Kevin Rudd said today that China's emerging middle class wants to be able to check on their home and business while travelling in Australia.
"The expectation of high-speed broadband being available for everything is absolutely fundamental," Rudd told a forum of tourism businesses in Hobart.
"They won't feel comfortable being isolated from news back home, news concerning their business or the intrinsics of their business operation."
Rudd took a swipe at the Coalition broadband policy released last week, which doesn't provide a fibre optic connection to most premises.
"There's no ifs, no buts, no Malcolm Turnbulls about what sort of broadband you want," he said.
"Our high-income tourists from China and elsewhere will simply have this as an elementary expectation, and frankly, it's one of the reasons why we're doing it."
The Mandarin-speaking former foreign minister was speaking about Tasmania's ability to attract a share of Chinese tourism's $102 billion annual spend worldwide.

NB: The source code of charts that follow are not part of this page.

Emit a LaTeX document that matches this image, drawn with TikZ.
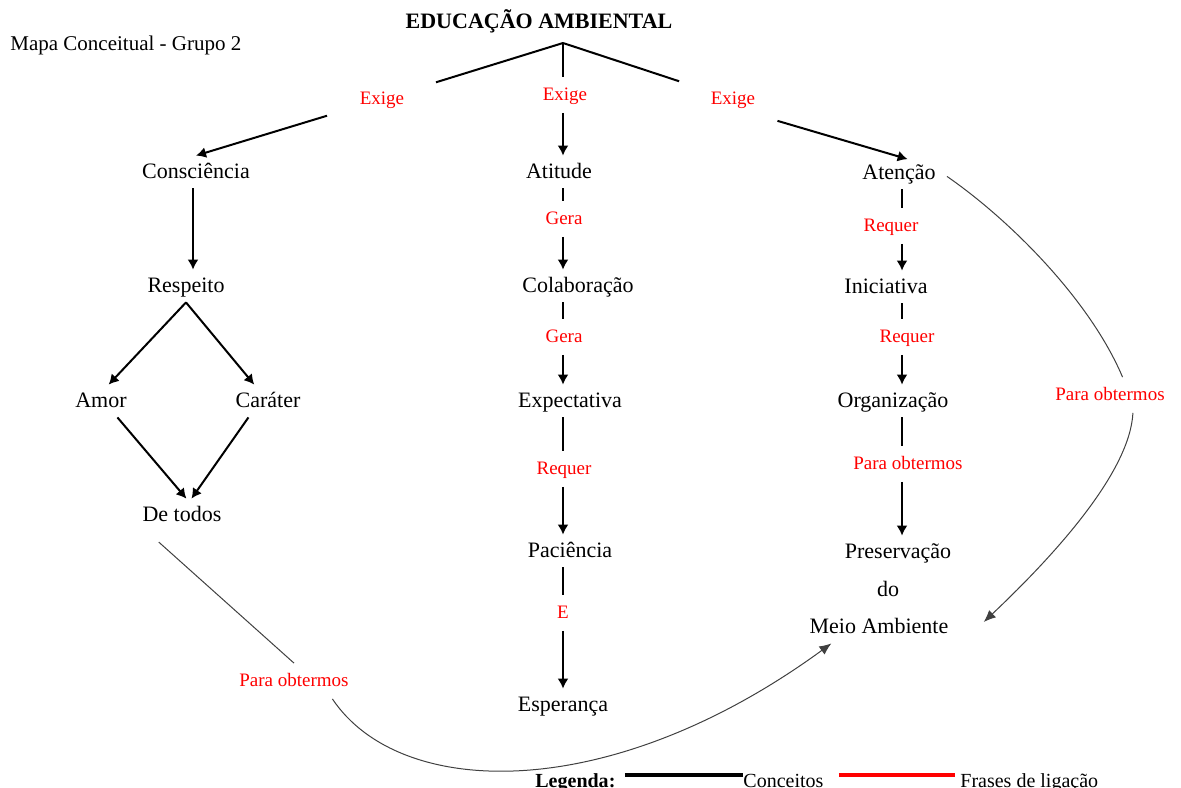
\documentclass[tikz,border=0pt]{standalone}
\usepackage{fontspec}
\setmainfont{Liberation Serif}
\usetikzlibrary{positioning, arrows, arrows.meta, calc}

\begin{document}
\begin{tikzpicture}[x=0.5pt, y=-0.5pt,
	concept/.style={rectangle, text centered, inner sep=3pt, text height=8pt, text depth=2pt, 
	font=\fontsize{11}{13}\selectfont},
	phrase/.style={rectangle, text centered, inner sep=4.25pt, text height=7pt, text depth=2pt, 
	text=red, font=\fontsize{9.5}{11}\selectfont},
	link/.style={-{Latex[length=5pt, width=5.5pt]}, line width=1.0pt},
	stem/.style={line width=1.0pt},
	thinLink/.style={line width=0.5pt, draw=black!75},
	legendText/.style={anchor=base west, inner sep=0pt, font=\fontsize{10}{12}\selectfont}]
			
			\useasboundingbox (0,0) rectangle (1181,787);
			
			%Title
			\node (title) at (539,21) [font=\bfseries\fontsize{11}{13}\selectfont]{EDUCAÇÃO AMBIENTAL};
			\node (mapName) at (10,45) [anchor=west, inner sep=0pt, 
			font=\fontsize{10.5}{12}\selectfont]{Mapa Conceitual - Grupo 2};
			\coordinate (junction) at (563,43);
			\coordinate (midAxis) at (563,0);
			\coordinate (rightAxis) at (902,0);
			
			%Exige
			\node (exigeLeft) at (382,99) [phrase]{Exige};
			\node (exigeMid) at (565,95) [phrase]{Exige};
			\node (exigeRight) at (733,99) [phrase]{Exige};
			
			%Left column
			\node (consciencia) at (196,172) [concept]{Consciência};
			\node (respeito) at (186,286) [concept]{Respeito};
			\node (amor) at (101,401) [concept]{Amor};
			\node (carater) at (268,401) [concept]{Caráter};
			\node (deTodos) at (182,515) [concept]{De todos};
			\node (paraLeft) at (294,681) [phrase]{Para obtermos};
			
			%Middle column
			\node (atitude) at (559,172) [concept]{Atitude};
			\node (geraA) at (564,219) [phrase]{Gera};
			\node (colaboracao) at (578,286) [concept]{Colaboração};
			\node (geraB) at (564,337) [phrase]{Gera};
			\node (expectativa) at (570,401) [concept]{Expectativa};
			\node (requerMid) at (564,469) [phrase]{Requer};
			\node (paciencia) at (570,551) [concept]{Paciência};
			\node (eLink) at (563,613) [phrase]{E};
			\node (esperanca) at (563,705) [concept]{Esperança};
			
			%Right column
			\node (atencao) at (899,173) [concept]{Atenção};
			\node (requerA) at (891,226) [phrase]{Requer};
			\node (iniciativa) at (886,287) [concept]{Iniciativa};
			\node (requerB) at (907,337) [phrase]{Requer};
			\node (organizacao) at (893,401) [concept]{Organização};
			\node (paraMid) at (908,464) [phrase]{Para obtermos};
			\node (preservacao) at (898,552) [concept]{Preservação};
			\node (preservacaoDo) at (888,590) [concept]{do};
			\node (meioAmbiente) at (879,627) [concept]{Meio Ambiente};
			\node (paraRight) at (1110,395) [phrase]{Para obtermos};
			
			%Links from the title
			\draw[stem, shorten >=12pt] (junction) -- (exigeLeft);
			\draw[stem] (junction) -- (junction |- exigeMid.north);
			\draw[stem, shorten >=12pt] (junction) -- (exigeRight);
			\draw[link, shorten <=12.5pt] (exigeLeft) -- (consciencia.north);
			\draw[link] (exigeMid.south -| junction) -- (atitude.north -| junction);
			\draw[link, shorten <=7pt, shorten >=-4.5pt] (exigeRight.south east) -- (atencao.north);
			
			%Links left
			\draw[link] ([xshift=-1.5pt]consciencia.south) -- ([xshift=-1.5pt]consciencia.south |- respeito.north);
			\draw[link] (respeito.south) -- (amor.65);
			\draw[link] (respeito.south) -- (carater.130);
			\draw[link] (amor.-45) -- (deTodos.75);
			\draw[link] (carater.-140) -- (deTodos.60);
			
			%Links middle
			\draw[stem] (atitude.south -| midAxis) -- (geraA.north -| midAxis);
			\draw[link] (geraA.south -| midAxis) -- (colaboracao.north -| midAxis);
			\draw[stem] (colaboracao.south -| midAxis) -- (geraB.north -| midAxis);
			\draw[link] (geraB.south -| midAxis) -- (expectativa.north -| midAxis);
			\draw[stem] (expectativa.south -| midAxis) -- (requerMid.north -| midAxis);
			\draw[link] (requerMid.south -| midAxis) -- (paciencia.north -| midAxis);
			\draw[stem] (paciencia.south -| midAxis) -- (eLink.north -| midAxis);
			\draw[link] (eLink.south -| midAxis) -- (esperanca.north -| midAxis);
			
			%Links right
			\draw[stem] (atencao.south -| rightAxis) -- (requerA.north -| rightAxis);
			\draw[link] (requerA.south -| rightAxis) -- (iniciativa.north -| rightAxis);
			\draw[stem] (iniciativa.south -| rightAxis) -- (requerB.north -| rightAxis);
			\draw[link] (requerB.south -| rightAxis) -- (organizacao.north -| rightAxis);
			\draw[stem] (organizacao.south -| rightAxis) -- (paraMid.north -| rightAxis);
			\draw[link] (paraMid.south -| rightAxis) -- (preservacao.north -| rightAxis);
			
			%Curves to Meio Ambiente
			\draw[thinLink, shorten <=8pt] (deTodos.-155) -- (paraLeft.north);
			\draw[thinLink, -{Latex[length=6pt, width=5pt]}] (paraLeft.-25) .. controls (400,800) 
			and (610,805) .. (meioAmbiente.-161);
			\draw[thinLink, shorten <=3pt] (atencao.east) .. controls (1010,220) and (1090,300) .. 
			(paraRight.55);
			\draw[thinLink, -{Latex[length=6pt, width=5pt]}] (paraRight.-38) .. controls (1130,470) 
			and (1060,550) .. ([xshift=14.5pt, yshift=2.5pt]meioAmbiente.east);
			
			%Legend
			\coordinate (legendLine) at (0,775);
			\node (legendTitle) at (535,787) [legendText, font=\bfseries\fontsize{10}{12}\selectfont]{Legenda:};
			\node (conceptsText) at (743,787) [legendText]{Conceitos};
			\node (phrasesText) at (960,787) [legendText]{Frases de ligação};
			\draw[line width=2pt] ([xshift=4.5pt]legendTitle.east |- legendLine) -- 
			(conceptsText.west |- legendLine);
			\draw[line width=2pt, red] ([xshift=7.5pt]conceptsText.east |- legendLine) -- 
			([xshift=-2.5pt]phrasesText.west |- legendLine);
			
\end{tikzpicture}
\end{document}
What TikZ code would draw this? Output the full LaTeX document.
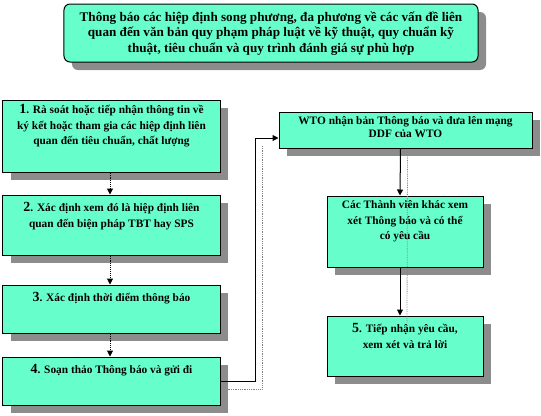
\documentclass[tikz,border=0pt]{standalone}
\usepackage{fontspec}
\setmainfont{Liberation Serif}
\usetikzlibrary{arrows.meta,shadows,calc}
\definecolor{boxfill}{HTML}{66FFCC}
\definecolor{shadowgray}{HTML}{8C8C8C}
\begin{document}
\begin{tikzpicture}[x=1bp,y=-1bp,
  box/.style={draw=black,line width=1bp,fill=boxfill,inner sep=0pt,
    drop shadow={shadow xshift=8bp,shadow yshift=-8bp,fill=shadowgray,opacity=1}},
  txt/.style={anchor=north,align=center,inner sep=0pt,font=\bfseries\fontsize{11.4}{15.5}\selectfont},
  dotarr/.style={densely dotted,line width=1bp,-{Triangle[width=6bp,length=6bp]}},
  solarr/.style={line width=1bp,-{Triangle[width=6bp,length=6bp]}},
  shline/.style={gray,densely dotted,line width=0.8bp}]
\useasboundingbox (0,0) rectangle (541,415);
% boxes
\node[box,rounded corners=6bp,minimum width=414bp,minimum height=58bp] (top) at (271,33) {};
\node[box,minimum width=217bp,minimum height=72bp] (b1) at (111.5,136) {};
\node[box,minimum width=217bp,minimum height=60bp] (b2) at (111.5,225) {};
\node[box,minimum width=217bp,minimum height=48bp] (b3) at (111.5,309) {};
\node[box,minimum width=217bp,minimum height=48bp] (b4) at (111.5,381) {};
\node[box,minimum width=253bp,minimum height=36bp] (wto) at (405.5,130) {};
\node[box,minimum width=156bp,minimum height=71bp] (cac) at (405,231.5) {};
\node[box,minimum width=156bp,minimum height=60bp] (b5) at (405,346) {};
% texts
\node[txt,font=\bfseries\fontsize{13.2}{15.5}\selectfont] (ttop) at ([yshift=-8bp]top.north)
  {Thông báo các hiệp định song phương, đa phương về các vấn đề liên\\
   quan đến văn bản quy phạm pháp luật về kỹ thuật, quy chuẩn kỹ\\
   thuật, tiêu chuẩn và quy trình đánh giá sự phù hợp};
\node[txt] (t1) at ([yshift=-5bp]b1.north)
  {{\fontsize{14}{15}\selectfont 1}. Rà soát hoặc tiếp nhận thông tin về\\
   ký kết hoặc tham gia các hiệp định liên\\
   quan đến tiêu chuẩn, chất lượng};
\node[txt] (t2) at ([yshift=-8bp]b2.north)
  {{\fontsize{14}{15}\selectfont 2}. Xác định xem đó là hiệp định liên\\
   quan đến biện pháp TBT hay SPS};
\node[txt] (t3) at ([yshift=-8bp]b3.north)
  {{\fontsize{14}{15}\selectfont 3}. Xác định thời điểm thông báo};
\node[txt] (t4) at ([yshift=-8bp]b4.north)
  {{\fontsize{14}{15}\selectfont 4}. Soạn thảo Thông báo và gửi đi};
\node[txt,font=\bfseries\fontsize{11.4}{13}\selectfont] (twto) at ([yshift=-5bp]wto.north)
  {WTO nhận bản Thông báo và đưa lên mạng\\ DDF của WTO};
\node[txt] (tcac) at ([yshift=-5bp]cac.north)
  {Các Thành viên khác xem\\ xét Thông báo và có thể\\ có yêu cầu};
\node[txt] (t5) at ([yshift=-8bp]b5.north)
  {{\fontsize{14}{15}\selectfont 5}. Tiếp nhận yêu cầu,\\ xem xét và trả lời};
% connector shadows
\begin{scope}[transform canvas={xshift=7bp,yshift=-8bp}]
\draw[shline] (b4.east) -| (255,138);
\draw[shline] ([xshift=-5bp]wto.south) -- ([xshift=-5bp]b5.north);
\end{scope}
% connectors
\draw[dotarr] (b1.south -| 110,0) -- (b2.north -| 110,0);
\draw[dotarr] (b2.south -| 110,0) -- (b3.north -| 110,0);
\draw[dotarr] (b3.south -| 110,0) -- (b4.north -| 110,0);
\coordinate (k) at (255,138);
\draw[solarr] (b4.east) -| (k) -- (wto.west |- k);
\draw[solarr] ([xshift=-5bp]wto.south) -- ([xshift=-5bp]cac.north);
\draw[solarr] ([xshift=-5bp]cac.south) -- ([xshift=-5bp]b5.north);
\end{tikzpicture}
\end{document}
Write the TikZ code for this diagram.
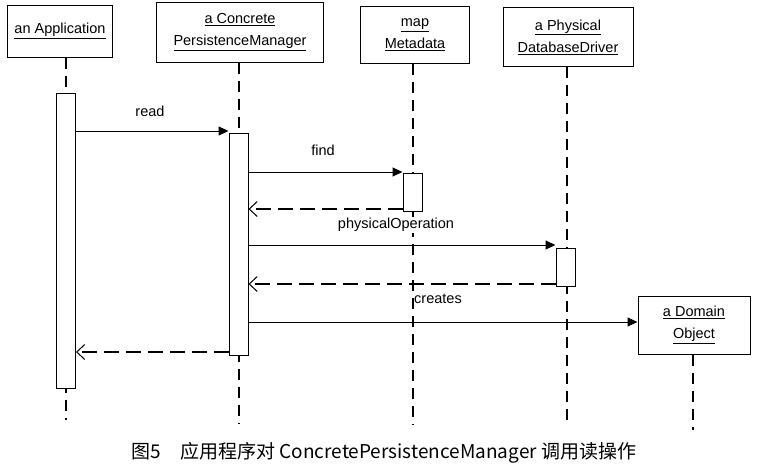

He said China's 573,000 tourists last year spent $6,422 per visit to Australia, more than visitors from any other country, and that the market would be worth $7.4 billion by 2020.
Rudd said that Tasmania's "clean, green, and blue" reputation appealed to tourists from the world's largest country.
But he warned that Australia needed more Chinese-language speakers and a greater understanding of Chinese culture.
"If you think mum's home-baked meat pie is the way through, think again," he said.